-- START OF Data --
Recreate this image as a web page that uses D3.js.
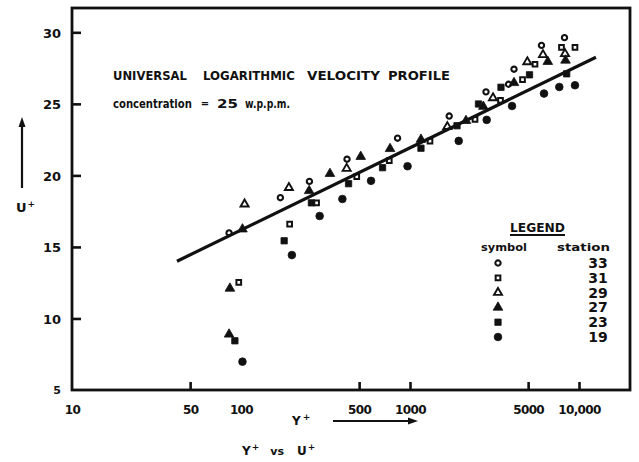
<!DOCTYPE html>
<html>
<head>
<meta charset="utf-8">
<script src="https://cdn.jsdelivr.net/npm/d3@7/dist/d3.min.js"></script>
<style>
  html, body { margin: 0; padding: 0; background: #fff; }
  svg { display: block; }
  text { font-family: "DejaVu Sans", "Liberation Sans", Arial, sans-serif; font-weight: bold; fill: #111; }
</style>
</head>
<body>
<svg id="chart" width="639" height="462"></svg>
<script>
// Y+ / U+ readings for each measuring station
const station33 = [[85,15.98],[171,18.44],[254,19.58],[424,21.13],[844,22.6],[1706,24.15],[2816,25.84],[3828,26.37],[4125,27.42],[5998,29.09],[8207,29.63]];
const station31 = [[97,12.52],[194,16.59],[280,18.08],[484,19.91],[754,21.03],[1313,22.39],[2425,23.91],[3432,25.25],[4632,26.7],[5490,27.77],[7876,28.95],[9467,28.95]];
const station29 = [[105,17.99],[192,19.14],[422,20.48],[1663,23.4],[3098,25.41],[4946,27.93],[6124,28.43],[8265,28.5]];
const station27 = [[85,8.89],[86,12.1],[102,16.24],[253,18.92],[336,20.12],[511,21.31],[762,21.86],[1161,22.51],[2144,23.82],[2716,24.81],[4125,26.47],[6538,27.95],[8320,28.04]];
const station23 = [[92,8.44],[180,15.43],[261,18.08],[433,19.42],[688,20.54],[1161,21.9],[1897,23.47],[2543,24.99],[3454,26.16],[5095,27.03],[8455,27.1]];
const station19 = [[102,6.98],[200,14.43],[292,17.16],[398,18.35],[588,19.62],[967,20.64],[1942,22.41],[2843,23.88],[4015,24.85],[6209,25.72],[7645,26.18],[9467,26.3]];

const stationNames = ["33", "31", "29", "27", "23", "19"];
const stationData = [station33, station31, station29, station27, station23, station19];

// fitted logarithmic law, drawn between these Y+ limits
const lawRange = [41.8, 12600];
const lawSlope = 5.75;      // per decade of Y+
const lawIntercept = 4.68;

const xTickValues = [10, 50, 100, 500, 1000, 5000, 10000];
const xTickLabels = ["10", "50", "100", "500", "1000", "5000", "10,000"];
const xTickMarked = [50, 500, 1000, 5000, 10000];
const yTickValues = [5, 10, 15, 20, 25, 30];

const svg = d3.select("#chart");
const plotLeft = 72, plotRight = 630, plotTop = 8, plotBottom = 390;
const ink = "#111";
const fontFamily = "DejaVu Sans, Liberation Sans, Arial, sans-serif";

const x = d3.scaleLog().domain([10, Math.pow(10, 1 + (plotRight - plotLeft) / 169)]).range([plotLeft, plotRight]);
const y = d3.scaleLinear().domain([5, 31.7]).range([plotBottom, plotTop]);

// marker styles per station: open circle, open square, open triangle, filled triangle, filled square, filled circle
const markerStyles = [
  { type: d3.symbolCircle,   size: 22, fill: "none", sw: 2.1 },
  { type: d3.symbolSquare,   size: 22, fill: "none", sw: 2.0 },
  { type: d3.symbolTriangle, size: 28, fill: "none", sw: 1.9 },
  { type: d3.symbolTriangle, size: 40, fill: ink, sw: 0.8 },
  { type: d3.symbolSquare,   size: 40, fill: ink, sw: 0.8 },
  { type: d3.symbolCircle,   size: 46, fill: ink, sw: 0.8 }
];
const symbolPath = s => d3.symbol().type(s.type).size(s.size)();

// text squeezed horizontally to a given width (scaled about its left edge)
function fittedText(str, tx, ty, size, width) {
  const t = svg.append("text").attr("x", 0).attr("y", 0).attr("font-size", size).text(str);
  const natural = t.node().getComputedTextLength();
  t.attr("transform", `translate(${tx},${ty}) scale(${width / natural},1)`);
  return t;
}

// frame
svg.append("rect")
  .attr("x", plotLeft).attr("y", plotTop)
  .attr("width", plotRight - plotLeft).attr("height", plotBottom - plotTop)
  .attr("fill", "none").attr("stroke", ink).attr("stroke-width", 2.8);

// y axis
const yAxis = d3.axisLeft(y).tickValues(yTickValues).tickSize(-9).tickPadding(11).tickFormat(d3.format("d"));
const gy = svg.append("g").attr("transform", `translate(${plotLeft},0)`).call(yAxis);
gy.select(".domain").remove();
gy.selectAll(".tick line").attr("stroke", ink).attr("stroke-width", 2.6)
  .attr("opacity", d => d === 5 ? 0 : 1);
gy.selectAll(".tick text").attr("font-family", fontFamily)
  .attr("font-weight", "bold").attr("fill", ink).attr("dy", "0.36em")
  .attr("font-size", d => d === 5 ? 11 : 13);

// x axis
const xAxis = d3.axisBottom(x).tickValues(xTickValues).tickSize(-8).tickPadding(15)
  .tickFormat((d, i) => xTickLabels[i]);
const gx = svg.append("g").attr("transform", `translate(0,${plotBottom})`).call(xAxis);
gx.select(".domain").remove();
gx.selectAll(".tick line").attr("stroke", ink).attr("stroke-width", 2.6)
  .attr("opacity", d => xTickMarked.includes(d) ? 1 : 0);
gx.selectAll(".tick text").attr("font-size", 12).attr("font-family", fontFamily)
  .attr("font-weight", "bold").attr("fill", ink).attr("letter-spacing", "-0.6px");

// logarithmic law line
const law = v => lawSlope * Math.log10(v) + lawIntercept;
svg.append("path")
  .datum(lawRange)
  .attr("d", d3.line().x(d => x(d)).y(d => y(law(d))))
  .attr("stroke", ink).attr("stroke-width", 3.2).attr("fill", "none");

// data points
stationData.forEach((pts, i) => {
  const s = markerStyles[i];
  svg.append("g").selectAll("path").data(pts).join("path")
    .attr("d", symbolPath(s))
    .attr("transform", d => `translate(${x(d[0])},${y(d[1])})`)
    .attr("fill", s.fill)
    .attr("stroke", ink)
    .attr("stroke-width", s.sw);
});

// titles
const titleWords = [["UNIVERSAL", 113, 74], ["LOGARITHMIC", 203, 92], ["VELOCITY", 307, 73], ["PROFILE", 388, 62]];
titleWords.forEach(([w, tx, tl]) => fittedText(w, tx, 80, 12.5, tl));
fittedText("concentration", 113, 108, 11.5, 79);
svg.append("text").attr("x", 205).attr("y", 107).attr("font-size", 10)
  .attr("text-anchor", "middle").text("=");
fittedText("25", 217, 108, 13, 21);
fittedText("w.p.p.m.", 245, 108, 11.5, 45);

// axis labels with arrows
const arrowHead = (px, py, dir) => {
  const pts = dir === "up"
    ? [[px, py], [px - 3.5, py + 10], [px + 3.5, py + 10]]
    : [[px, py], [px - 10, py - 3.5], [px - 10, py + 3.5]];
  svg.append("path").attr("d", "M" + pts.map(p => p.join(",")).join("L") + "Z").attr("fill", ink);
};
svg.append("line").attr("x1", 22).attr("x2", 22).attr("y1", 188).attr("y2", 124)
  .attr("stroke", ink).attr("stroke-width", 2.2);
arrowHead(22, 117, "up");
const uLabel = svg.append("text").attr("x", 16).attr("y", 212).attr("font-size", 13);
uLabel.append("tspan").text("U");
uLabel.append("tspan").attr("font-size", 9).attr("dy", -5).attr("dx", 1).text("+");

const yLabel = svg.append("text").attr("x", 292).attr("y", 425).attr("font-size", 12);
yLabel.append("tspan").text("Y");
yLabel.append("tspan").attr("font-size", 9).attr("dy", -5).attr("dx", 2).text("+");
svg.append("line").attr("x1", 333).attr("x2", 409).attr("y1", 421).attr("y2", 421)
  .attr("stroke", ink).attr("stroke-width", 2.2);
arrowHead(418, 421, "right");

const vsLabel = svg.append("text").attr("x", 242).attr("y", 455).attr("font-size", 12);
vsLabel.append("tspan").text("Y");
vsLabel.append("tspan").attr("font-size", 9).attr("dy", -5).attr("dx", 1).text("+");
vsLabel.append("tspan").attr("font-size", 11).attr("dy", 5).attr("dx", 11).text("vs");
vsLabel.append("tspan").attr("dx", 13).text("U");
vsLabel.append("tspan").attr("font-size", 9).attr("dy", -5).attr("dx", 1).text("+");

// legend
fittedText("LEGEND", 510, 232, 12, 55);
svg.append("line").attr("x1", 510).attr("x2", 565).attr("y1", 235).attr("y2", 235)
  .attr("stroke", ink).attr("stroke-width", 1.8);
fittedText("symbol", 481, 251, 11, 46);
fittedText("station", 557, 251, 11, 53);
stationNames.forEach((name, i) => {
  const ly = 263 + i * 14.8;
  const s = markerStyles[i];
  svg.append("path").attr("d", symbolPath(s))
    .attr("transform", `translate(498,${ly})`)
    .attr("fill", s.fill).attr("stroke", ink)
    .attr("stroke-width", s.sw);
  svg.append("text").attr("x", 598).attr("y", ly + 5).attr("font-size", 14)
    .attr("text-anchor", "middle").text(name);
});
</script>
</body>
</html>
-- END OF Data --
Work to do = Everything from the top line of the data down to and including the line with "station27, station23, station19];" is to be copied, except the pictures.

Correct result =
Recreate this image as a web page that uses D3.js.
<!DOCTYPE html>
<html>
<head>
<meta charset="utf-8">
<script src="https://cdn.jsdelivr.net/npm/d3@7/dist/d3.min.js"></script>
<style>
  html, body { margin: 0; padding: 0; background: #fff; }
  svg { display: block; }
  text { font-family: "DejaVu Sans", "Liberation Sans", Arial, sans-serif; font-weight: bold; fill: #111; }
</style>
</head>
<body>
<svg id="chart" width="639" height="462"></svg>
<script>
// Y+ / U+ readings for each measuring station
const station33 = [[85,15.98],[171,18.44],[254,19.58],[424,21.13],[844,22.6],[1706,24.15],[2816,25.84],[3828,26.37],[4125,27.42],[5998,29.09],[8207,29.63]];
const station31 = [[97,12.52],[194,16.59],[280,18.08],[484,19.91],[754,21.03],[1313,22.39],[2425,23.91],[3432,25.25],[4632,26.7],[5490,27.77],[7876,28.95],[9467,28.95]];
const station29 = [[105,17.99],[192,19.14],[422,20.48],[1663,23.4],[3098,25.41],[4946,27.93],[6124,28.43],[8265,28.5]];
const station27 = [[85,8.89],[86,12.1],[102,16.24],[253,18.92],[336,20.12],[511,21.31],[762,21.86],[1161,22.51],[2144,23.82],[2716,24.81],[4125,26.47],[6538,27.95],[8320,28.04]];
const station23 = [[92,8.44],[180,15.43],[261,18.08],[433,19.42],[688,20.54],[1161,21.9],[1897,23.47],[2543,24.99],[3454,26.16],[5095,27.03],[8455,27.1]];
const station19 = [[102,6.98],[200,14.43],[292,17.16],[398,18.35],[588,19.62],[967,20.64],[1942,22.41],[2843,23.88],[4015,24.85],[6209,25.72],[7645,26.18],[9467,26.3]];

const stationNames = ["33", "31", "29", "27", "23", "19"];
const stationData = [station33, station31, station29, station27, station23, station19];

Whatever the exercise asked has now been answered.